Walker suggested some reasons for why this is the case through the department, including long-standing processes that make change difficult.

While officials were not able to offer a single quick-fix for this problem, Gen. Stephen Wilson, Air Force vice chief of staff, said the most important thing is for leaders to show they trust their employees.

Wilson said his boss, Air Force Chief of Staff Gen. David Goldfein, will likely say as much at an upcoming meeting with leadership from across the branch.

“I promise you, he’ll tell them this—as he told them last year—‘I trust you, go long, I have your backs. Don’t wait for me, go long. I’ve got you,’” Wilson said. “That’s a critical part of how we’re making every squadron its own innovation hub that believes ‘I can take risks, I can fail,’ and we’ll move the Air Force forward.”

Trust is key, Walker agreed, and leaders need to foster a culture of trust all the way down the ranks.

“At DARPA, I think another ingredient is a culture of impact,” he offered.

The very nature of DARPA’s work does not lend itself to low-risk, high-impact research. Therefore, for researchers to make any impact, the agency has to be willing to risk failure at a high level.

“If you have a culture that rewards program managers for coming up with ideas and programs that are high-impact—programs that will change the world if successful—then we have to accept that risk,” he said. “Now, that doesn’t mean we like to fail. We manage that risk by putting milestones into those programs … and make sure we’re approaching the goals we set.”

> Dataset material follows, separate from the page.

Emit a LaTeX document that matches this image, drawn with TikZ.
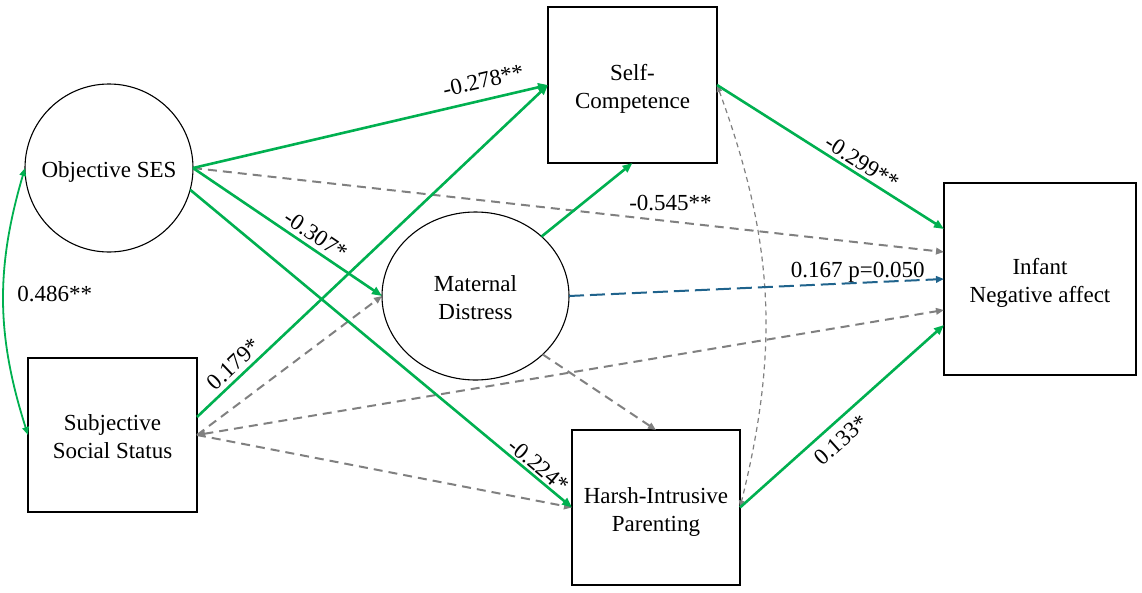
\documentclass[tikz,border=0pt]{standalone}
\usepackage{fontspec}
\setmainfont{Liberation Serif}
\usetikzlibrary{arrows.meta,calc,shapes.geometric}

\definecolor{pathgreen}{RGB}{0,176,80}
\definecolor{pathgray}{RGB}{128,128,128}
\definecolor{pathblue}{RGB}{31,99,140}

% centred variable name, set a little below the geometric centre
\newcommand\varname[1]{\raisebox{-4pt}[\height][\depth]{\begin{tabular}{@{}c@{}}#1\end{tabular}}}

\tikzset{
  every node/.style={font=\fontsize{23}{28}\selectfont},
  varbox/.style={draw, line width=1.3pt, rectangle, inner sep=0pt, outer sep=0pt},
  latentvar/.style={draw, line width=1.1pt, circle, inner sep=0pt, outer sep=0pt, minimum size=168pt},
  mediator/.style={draw, line width=1.1pt, ellipse, inner sep=0pt, outer sep=0pt,
                   minimum width=187pt, minimum height=168pt},
  sig/.style={draw=pathgreen, line width=2.6pt, -{Triangle[length=10pt,width=8pt]}},
  nonsig/.style={draw=pathgray, line width=2pt, dash pattern=on 9pt off 6pt,
                 -{Triangle[length=8pt,width=6.5pt]}},
  trend/.style={draw=pathblue, line width=2pt, dash pattern=on 15pt off 6pt,
                -{Triangle[length=8pt,width=6.5pt]}},
  covar/.style={draw=pathgray, line width=1.2pt, dash pattern=on 5pt off 4pt,
                {Triangle[length=7pt,width=5.5pt]}-{Triangle[length=7pt,width=5.5pt]}},
  corr/.style={draw=pathgreen, line width=1.8pt,
               {Triangle[length=8pt,width=6.5pt]}-{Triangle[length=8pt,width=6.5pt]}},
  coef/.style={inner sep=1pt}
}

\begin{document}
\begin{tikzpicture}[x=1pt,y=-1pt]
\useasboundingbox (0,0) rectangle (1142,592);

% variables
\node[latentvar] (oses) at (109,168) {\varname{Objective SES}};
\node[varbox, minimum width=169pt, minimum height=154pt] (sss) at (112.5,435) {\varname{Subjective\\Social Status}};
\node[varbox, minimum width=169pt, minimum height=156pt] (sc) at (632.5,85) {\varname{Self-\\Competence}};
\node[mediator] (md) at (475.5,296) {\varname{Maternal\\Distress}};
\node[varbox, minimum width=168pt, minimum height=155pt] (hp) at (656,507.5) {\varname{Harsh-Intrusive\\Parenting}};
\node[varbox, minimum width=192pt, minimum height=192pt] (ina) at (1040,279) {\varname{Infant\\Negative affect}};

% entry points on the outcome box
\coordinate (inA) at ($(ina.west)+(0,-50)$);
\coordinate (inB) at ($(ina.west)+(0,-27)$);
\coordinate (inC) at ($(ina.west)+(0,0)$);
\coordinate (inD) at ($(ina.west)+(0,31)$);
\coordinate (inE) at ($(ina.west)+(0,46)$);
\coordinate (sssA) at ($(sss.east)+(0,-18)$);

% non-significant paths
\draw[nonsig] (oses.east) -- (inB);
\draw[nonsig] (sss.east) -- (md.west);
\draw[nonsig] (sss.east) -- (hp.west);
\draw[nonsig, {Triangle[length=8pt,width=6.5pt]}-{Triangle[length=8pt,width=6.5pt]}] (sss.east) -- (inD);
\draw[nonsig] (md.-41) -- (hp.north);
\draw[covar] (sc.east) to[bend left=17] (hp.east);

% trend-level path
\draw[trend] (md.east) -- node[coef, pos=0.77, anchor=base, yshift=5.5pt] {0.167 p=0.050} (inC);

% significant paths
\draw[sig] (oses.east) -- node[coef, pos=0.83, sloped, above=9pt] {-0.278**} (sc.west);
\draw[sig] (oses.east) -- node[coef, pos=0.61, sloped, above=3pt] {-0.307*} (md.west);
\draw[sig] (oses.-15) -- node[coef, pos=0.895, sloped, above=1pt] {-0.224*} (hp.west);
\draw[sig] (sssA) -- node[coef, pos=0.13, sloped, above=3pt] {0.179*} (sc.west);
\draw[sig] (md.42) -- node[coef, pos=0.5, anchor=west, xshift=40pt, yshift=-3pt] {-0.545**} (sc.south);
\draw[sig] (sc.east) -- node[coef, pos=0.61, sloped, above=2pt] {-0.299**} (inA);
\draw[sig] (hp.east) -- node[coef, pos=0.44, sloped, below=7pt] {0.133*} (inE);

% correlation between the two status measures
\draw[corr] (oses.west) to[bend right=17] node[coef, pos=0.47, anchor=west, xshift=12pt] {0.486**} (sss.west);
\end{tikzpicture}
\end{document}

The department will have to make those culture changes if it expects to be competitive globally, Madsen said.

“Our would-be adversaries … have been very proficient at leveraging the imagination of a lot of the folks that are outside their traditional procurement and acquisition system,” he said. “I think that’s something the Defense Department has to do.”

Editor's Note: This story has been updated to correct the spelling of an official's name and clarify a quote.